The different ways in which an ethical Waste Management may be able to more fully focus on cost, client attention, and over-all company enhancement is by, “organize(ing) around its various processes instead of its traditional functional, product, and geographic boundaries” (Kaplan, 2006). There are other ways in which Waste Management can further assist both business and clientele as Kaplan states further, “”virtual” and “networked” organizations operating across traditional boundaries and the “Velcro organization,” a company capable of being pulled apart and reassembled in new ways to respond to changing opportunities”.
The source of someone doing something unethical is brought about by unlimited desire. Something that goes unmitigated becomes possessive of that person and they in turn want, and want, without satiation, as Rimback states, “Our leaders, peers and subordinates expect nothing more than an honest attempt to do the right thing, to make the right call during moments of controversy and challenge.
Our duties are too important to do otherwise. Our mission can only be performed by professionals who possess the highest ethical standards. It’s those standards that ensure we do our duty even when the times get tough. “ This is how bad government begins and how poor working environments are conducted.

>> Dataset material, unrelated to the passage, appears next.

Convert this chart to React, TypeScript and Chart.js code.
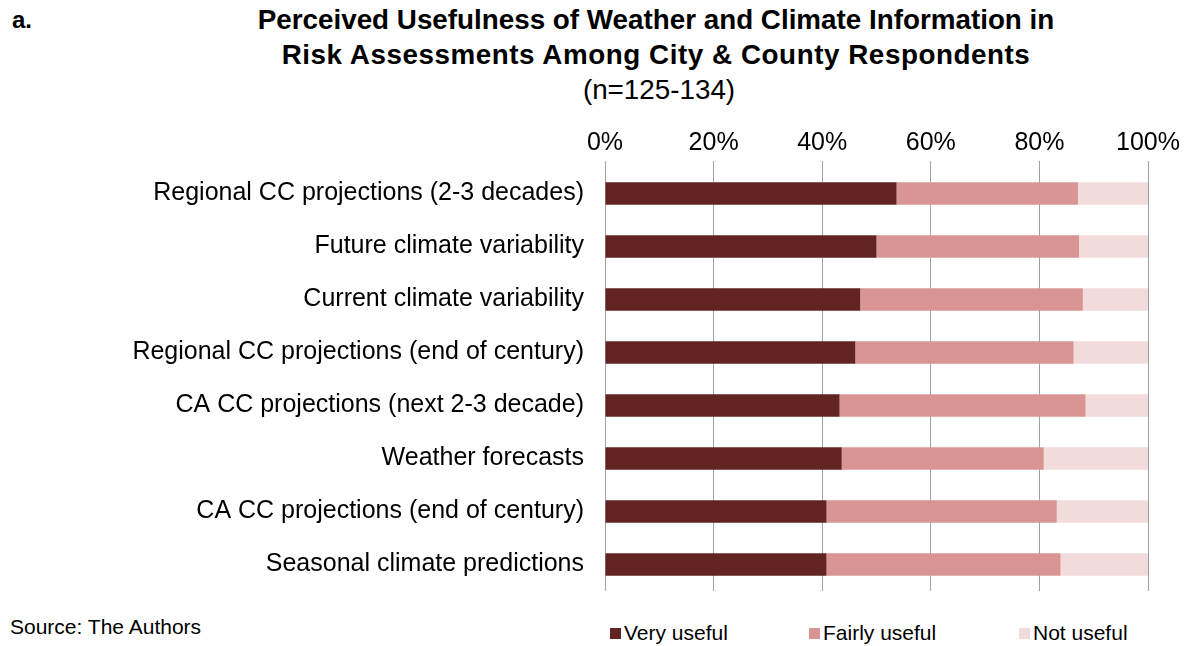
import React, { useEffect, useRef } from "react";
import { Chart, registerables } from "chart.js";

Chart.register(...registerables);

const categories = [
  "Regional CC projections (2-3 decades)",
  "Future climate variability",
  "Current climate variability",
  "Regional CC projections (end of century)",
  "CA CC projections (next 2-3 decade)",
  "Weather forecasts",
  "CA CC projections (end of century)",
  "Seasonal climate predictions",
];

const veryUseful = [53.7, 50.0, 47.0, 46.1, 43.2, 43.6, 40.8, 40.8];
const fairlyUseful = [33.4, 37.3, 41.0, 40.2, 45.3, 37.2, 42.4, 43.1];
const notUseful = [12.9, 12.7, 12.0, 13.7, 11.5, 19.2, 16.8, 16.1];

const seriesNames = ["Very useful", "Fairly useful", "Not useful"];
const seriesColors = ["#622423", "#D99594", "#F2DCDB"];
const xTicks = [0, 20, 40, 60, 80, 100];

const FONT = "'Liberation Sans', Arial, sans-serif";

export default function App() {
  const canvasRef = useRef<HTMLCanvasElement | null>(null);

  useEffect(() => {
    if (!canvasRef.current) return;
    const chart = new Chart(canvasRef.current, {
      type: "bar",
      data: {
        labels: categories,
        datasets: [veryUseful, fairlyUseful, notUseful].map((d, i) => ({
          label: seriesNames[i],
          data: d,
          backgroundColor: seriesColors[i],
          borderWidth: 0,
          barPercentage: 0.42,
          categoryPercentage: 1,
        })),
      },
      options: {
        indexAxis: "y",
        animation: false,
        responsive: false,
        maintainAspectRatio: false,
        layout: { padding: { left: 0, right: 37, top: 0, bottom: 9 } },
        plugins: {
          legend: { display: false },
          tooltip: { enabled: false },
          title: { display: false },
        },
        scales: {
          x: {
            position: "top",
            stacked: true,
            min: 0,
            max: 100,
            afterBuildTicks: (scale: any) => {
              scale.ticks = xTicks.map((v) => ({ value: v }));
            },
            afterFit: (scale: any) => {
              scale.height = 57;
            },
            ticks: {
              callback: (v: any) => v + "%",
              color: "#000",
              padding: 3,
              font: { family: FONT, size: 25 },
              maxRotation: 0,
            },
            grid: {
              color: "#A0A0A0",
              lineWidth: 1,
              tickLength: 6,
              drawTicks: true,
            },
            border: { display: false },
          },
          y: {
            stacked: true,
            afterFit: (scale: any) => {
              scale.width = 605;
              scale.paddingTop = 0;
              scale.paddingBottom = 0;
            },
            ticks: {
              color: "#000",
              padding: 21,
              font: { family: FONT, size: 25 },
              autoSkip: false,
            },
            grid: { display: false, drawTicks: false },
            border: { display: false },
          },
        },
      },
    });
    return () => chart.destroy();
  }, []);

  const legendPos = [610, 809, 1019];

  return (
    <div
      style={{
        position: "absolute",
        left: 0,
        top: 0,
        width: 1185,
        height: 646,
        background: "#fff",
        fontFamily: FONT,
        color: "#000",
        overflow: "hidden",
      }}
    >
      <div
        style={{
          position: "absolute",
          left: 12,
          top: 5,
          fontWeight: "bold",
          fontSize: 24,
          lineHeight: "30px",
        }}
      >
        a.
      </div>
      <div
        style={{
          position: "absolute",
          left: 156,
          width: 1000,
          top: 2,
          textAlign: "center",
          fontSize: 27.8,
          lineHeight: "35px",
          whiteSpace: "nowrap",
        }}
      >
        <div style={{ fontWeight: "bold" }}>
          Perceived Usefulness of Weather and Climate Information in
        </div>
        <div style={{ fontWeight: "bold", letterSpacing: "0.55px" }}>
          Risk Assessments Among City &amp; County Respondents
        </div>
        <div style={{ marginLeft: 6 }}>(n=125-134)</div>
      </div>
      <canvas
        ref={canvasRef}
        width={1185}
        height={490}
        style={{ position: "absolute", left: 0, top: 110, width: 1185, height: 490 }}
      />
      <div
        style={{
          position: "absolute",
          left: 10,
          top: 614,
          fontSize: 21,
          lineHeight: "26px",
        }}
      >
        Source: The Authors
      </div>
      {seriesNames.map((name, i) => (
        <div
          key={name}
          style={{
            position: "absolute",
            left: legendPos[i],
            top: 620,
            height: 26,
            display: "flex",
            alignItems: "center",
            fontSize: 21,
            lineHeight: "26px",
            whiteSpace: "nowrap",
          }}
        >
          <span
            style={{
              display: "inline-block",
              width: 11,
              height: 11,
              background: seriesColors[i],
              marginRight: 3,
            }}
          />
          {name}
        </div>
      ))}
    </div>
  );
}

Unethical behavior overtakes the rational (part seeking truth, and reason) of the person resulting in moral weakness.
It is not then self-interest that led Dean Buntrock to unethical behavior, and there is a definite equilibrium between the allowance of each part of a person guided by reason, and asceticism; in the scandal of Waste Management, ethics were not followed, and this is were Dean failed as a leader of his company. Without the guidance of moral reason then a state of chaos and extreme corruptive environments ensue entailing the forced hand of the SEC and the further depreciation of moral code and faith the clients had in their company.
This is how a corporation should not be led. Proper conduct is essential and without ethics the work place becomes uncooperative and this leads to bad performance. The concern of making a better working environment for Waste Management would involve firing the employees who were directly related to the incident and in order to reinstall faith of the client with the company a new leader or CEO would take over the business and run it with proper ethical standards at the forefront of the business actions.
In issues of business ethics there are a myriad of examples of exceptions to the rules, but in general, a strong ethical approach to business ensures a well kept working environment. As such, workers will be content in their place in the corporation, and mangers will remain ethical in their decision making where the worker is involved, both in the hiring phase as well as the actual working phase or employment. Also, what is true for the individual in regards to ground rules is true for the group; rules apply to both without exception.
Therefore, no one feels as though others are receiving special privileges, and no one is discriminated against. If one worker has to work overtime, then the group has to work mandatory overtime.